This are a series of practical interventions through an infrastructural lens, considering the political, social and economic connotations therein embedded, and establishing structural violence as a fundamental issue: not simply a phenomenon of circumstantial exclusion or implicit prohibition of access to specific resources, but a systematic suppression of capacities to acquire institutional recognition and legal rights. Therefore, our proposal is based on the development of mobile infrastructures as instruments for political, social and economic empowerment -proportional to individual agency- understanding infrastructure as a complex set of social, material and technological processes in constant transformation. These mobile infrastructures are means to enable the capacity for collective action, while simultaneously addressing the biases of governmental agendas.
In this context, we frame the development of the Manantial neighborhood -in the Corinto biodiversity node- located on the Eastern Hills of Bogotá (Colombia) in the district of San Cristóbal Sur. Given that since the 1990s the inhabiting families have been subjected to constant structural violence through eviction and relocation policies, yet, through their own initiatives and effective organization the community has not only achieved fundamental interventions for the improvement of the neighborhood, but also other processes of self-management and mutual aid necessary for a sensible development of the territory.
In that manner, in order to legitimize their permanence, as well as enhance their organizational processes and mitigate the effects of the structural violence that has historically affected them, we propose the idea of these mobile infrastructures as a viable alternative and a tool that can provide substantive uses by means of a minimum resource and energy consumption. As ‘light infrastructures’, these can be easily intervened or transfigured by its users, and can even easily cease to exist while ensuring a substantial impact on the surroundings of the Manantial neighborhood. These structures can serve and transform into mobile businesses and community centers, complementing broader coordinated urban planning systems and socio-spatial dynamics built over more than half a decade. Transitional systems for the integration of informal economies, the implementation of citizen security -by self-regulation-, and building future resilience.

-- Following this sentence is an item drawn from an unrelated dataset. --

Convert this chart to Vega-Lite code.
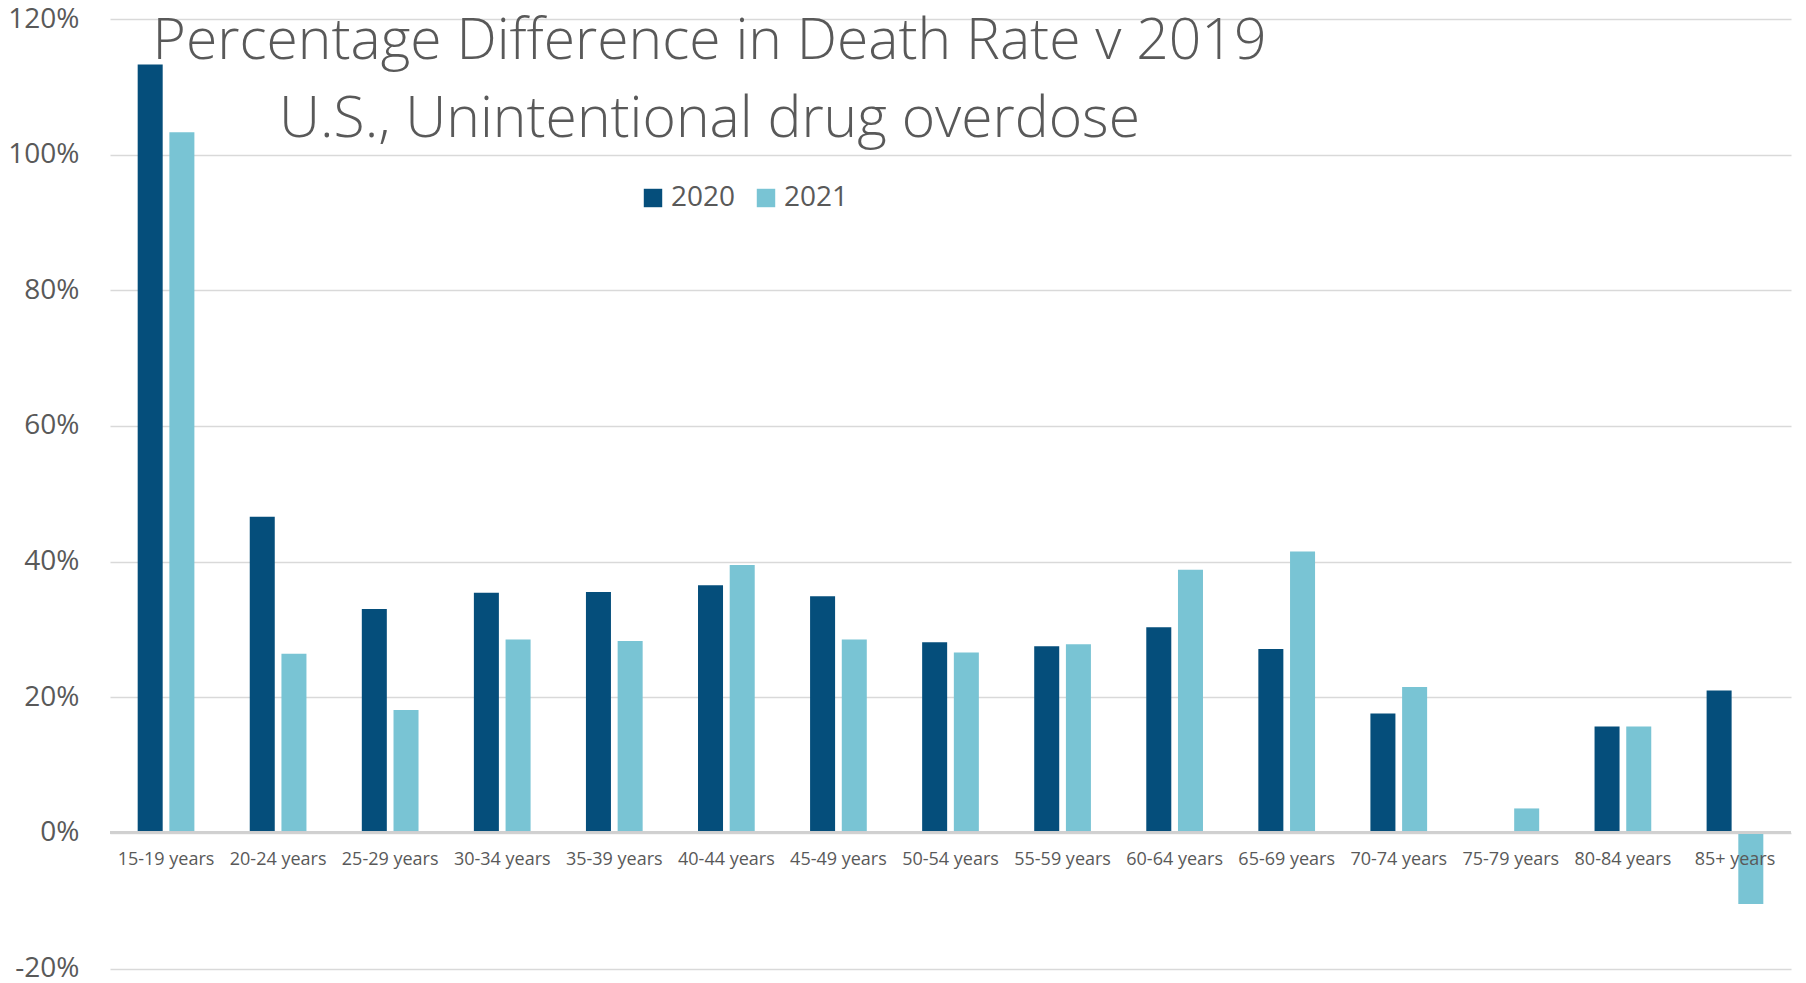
{
  "$schema": "https://vega.github.io/schema/vega-lite/v6.json",
  "autosize": "none",
  "width": 1681,
  "height": 949.5,
  "padding": {"left": 110, "top": 19, "right": 15, "bottom": 14.5},
  "background": "white",
  "title": {
    "text": ["Percentage Difference in Death Rate v 2019", "U.S., Unintentional drug overdose"],
    "font": "Open Sans",
    "fontSize": 57,
    "fontWeight": 300,
    "color": "#595959",
    "lineHeight": 78,
    "anchor": "middle",
    "frame": "group",
    "baseline": "alphabetic",
    "offset": 0,
    "dx": -241,
    "dy": 189
  },
  "data": {
    "values": [
      {"age": "15-19 years", "year": "2020", "value": 1.133},
      {"age": "15-19 years", "year": "2021", "value": 1.033},
      {"age": "20-24 years", "year": "2020", "value": 0.466},
      {"age": "20-24 years", "year": "2021", "value": 0.264},
      {"age": "25-29 years", "year": "2020", "value": 0.330},
      {"age": "25-29 years", "year": "2021", "value": 0.181},
      {"age": "30-34 years", "year": "2020", "value": 0.354},
      {"age": "30-34 years", "year": "2021", "value": 0.285},
      {"age": "35-39 years", "year": "2020", "value": 0.355},
      {"age": "35-39 years", "year": "2021", "value": 0.283},
      {"age": "40-44 years", "year": "2020", "value": 0.365},
      {"age": "40-44 years", "year": "2021", "value": 0.395},
      {"age": "45-49 years", "year": "2020", "value": 0.349},
      {"age": "45-49 years", "year": "2021", "value": 0.285},
      {"age": "50-54 years", "year": "2020", "value": 0.281},
      {"age": "50-54 years", "year": "2021", "value": 0.266},
      {"age": "55-59 years", "year": "2020", "value": 0.275},
      {"age": "55-59 years", "year": "2021", "value": 0.278},
      {"age": "60-64 years", "year": "2020", "value": 0.303},
      {"age": "60-64 years", "year": "2021", "value": 0.388},
      {"age": "65-69 years", "year": "2020", "value": 0.271},
      {"age": "65-69 years", "year": "2021", "value": 0.415},
      {"age": "70-74 years", "year": "2020", "value": 0.176},
      {"age": "70-74 years", "year": "2021", "value": 0.215},
      {"age": "75-79 years", "year": "2021", "value": 0.036},
      {"age": "80-84 years", "year": "2020", "value": 0.157},
      {"age": "80-84 years", "year": "2021", "value": 0.157},
      {"age": "85+ years", "year": "2020", "value": 0.210},
      {"age": "85+ years", "year": "2021", "value": -0.105}
    ]
  },
  "layer": [
    {
      "mark": {"type": "bar"},
      "encoding": {
        "x": {
          "field": "age",
          "type": "nominal",
          "sort": null,
          "scale": {"paddingInner": 0.494, "paddingOuter": 0.247},
          "axis": {
            "title": null,
            "labelAngle": 0,
            "domain": false,
            "ticks": false,
            "grid": false,
            "labelPadding": 18,
            "labelFont": "Open Sans",
            "labelFontSize": 18,
            "labelColor": "#595959",
            "offset": -135.6,
            "zindex": 1
          }
        },
        "xOffset": {
          "field": "year",
          "type": "nominal",
          "scale": {"paddingInner": 0.211, "paddingOuter": 0}
        },
        "y": {
          "field": "value",
          "type": "quantitative",
          "scale": {"domain": [-0.2, 1.2], "nice": false, "zero": false},
          "axis": {
            "title": null,
            "values": [-0.2, 0, 0.2, 0.4, 0.6, 0.8, 1.0, 1.2],
            "format": ".0%",
            "labelExpr": "replace(datum.label, '\u2212', '-')",
            "domain": false,
            "ticks": false,
            "grid": true,
            "gridColor": "#d9d9d9",
            "gridWidth": 1.3,
            "labelPadding": 31,
            "labelFont": "Open Sans",
            "labelFontSize": 28,
            "labelColor": "#595959"
          }
        },
        "color": {
          "field": "year",
          "type": "nominal",
          "scale": {"domain": ["2020", "2021"], "range": ["#054E7B", "#79C4D4"]},
          "legend": {
            "title": null,
            "orient": "none",
            "direction": "horizontal",
            "legendX": 529,
            "legendY": 165,
            "padding": 0,
            "symbolType": "square",
            "symbolSize": 340,
            "symbolStrokeWidth": 0,
            "labelFont": "Open Sans",
            "labelFontSize": 28,
            "labelColor": "#595959",
            "labelOffset": 4,
            "columnPadding": 16
          }
        }
      }
    },
    {
      "mark": {"type": "rule", "color": "#d0d0d0", "strokeWidth": 2},
      "encoding": {"y": {"datum": 0}}
    }
  ],
  "config": {
    "view": {"stroke": null}
  }
}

Under this logic, a mobile community center in the context of the Manantial neighborhood is set as a transportable device -and even play space- that does not require foundations: an entrepreneurship unit that works as a pedagogical space and a community meeting place, in a ubiquity that allows it to be in various locations throughout the day. Hence, infrastructural needs are addressed while working with minimal material capacities; a radical reduction of the footprint, through apparently inconsequential mediations that provide fundamental conditions for the development of urban life, while encouraging the implementation of more complete and adequate infrastructural systems.